WEAKNESSES: Doesn't have outstanding arm strength for a pocket passer. Tends to float a lot of passes and loses some accuracy when he throws downfield. Will go into a funk if he gets hit too often. Will start throwing off his back foot and put passes up for grabs.

BOTTOM LINE: Just when we started to write Clausen off as a prospect, he turned things around as a senior. Because he continues to improve and showed a lot of character, he's worth taking a chance on. Final Grade 3.4.

The scouting report ledger explains a grade of 3.4 puts Clausen squarely in the category of prospects that have a "chance to make an NFL roster." That may well be a fair appraisal of Clausen's potential but it does leave out some essential elements that should boost his chances of developing into a "quality backup" if not a "an eventual starter."

First of all Clausen is the only QB to start four years at UT other than Peyton Manning and his numbers compare favorably to Manning's, especially in light of the talent by which each was surrounded.
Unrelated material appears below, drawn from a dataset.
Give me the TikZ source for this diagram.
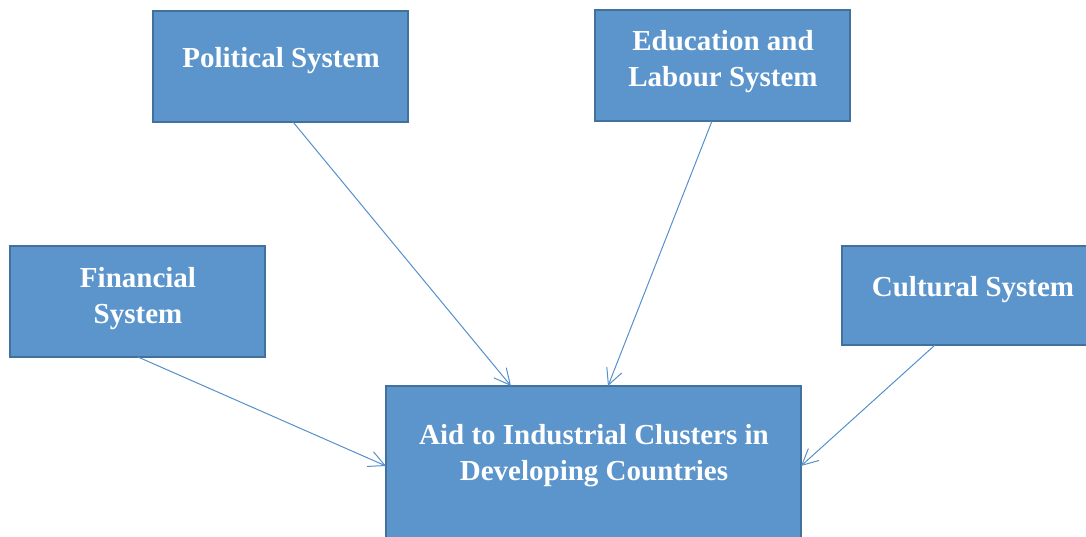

His first two seasons Clausen led Tennessee to a 17-3 record as the starter with feature backs Travis Henry and Travis Stephens and receivers Cedric Wilson, Donte Stallworth and Kelley Washington. Even at that he didn't have the depth of skill players that Manning, Andy Kelly, Heath Shuler and Tee Martin enjoyed. Henry didn't have a high profile backup as a senior and neither did Stephens. Clausen only had Wilson as a target his freshman year and both Stallworth and Washington were more raw than refined talents during his sophomore campaign.

The last two seasons Clausen had neither a feature receiver or back. Washington didn't play a third of the schedule Clausen's junior year and while the receiving talent was better last year it was still developmental. Furthermore, Tennessee has problems in the offensive line each of the last two seasons in addition to not having a strong lead blocker at fullback. Clausen had Jason Witten at tight end his first three years but only had a wide receiver catch one pass his senior season.

What seems more significant from the last two seasons is the physical toughness Clausen exhibited leading Tennessee to a five-overtime victory over Arkansas despite playing with a fractured collarbone. There was the poise he displayed in come-from-behind victories at Alabama as a sophomore and senior. The field general ship he showed in consecutive road victories over Florida and this year's upset of the Canes in Miami. He also has outstanding touch on the fade, a talent that has wide application inside the red zone.

Admittedly Clausen didn't show well in home losses to Alabama in 2002 or to Georgia in 2003, but he brought UT from behind in the final minute to overtake the Bulldogs in 2001 before the defense surrendered the advantage.

Interestingly enough, Clausen had a perhaps his best and worst games on consecutive years in the postseason, scoring an impressive victory over Michigan in the Citrus Bowl followed by UT's worst bowl loss ever to Maryland in the Peach Bowl.

The ultimate test of a quarterback is whether he makes the talent around him better. For the most part Clausen did that against the best competition in college football over the course of four seasons.

Surround him with NFL talent and Clausen might be the next Tom Brady. Then again, he could follow Andy Kelly to the AFL. Those are the type of contradictions that characterize people's perceptions of Casey Clausen.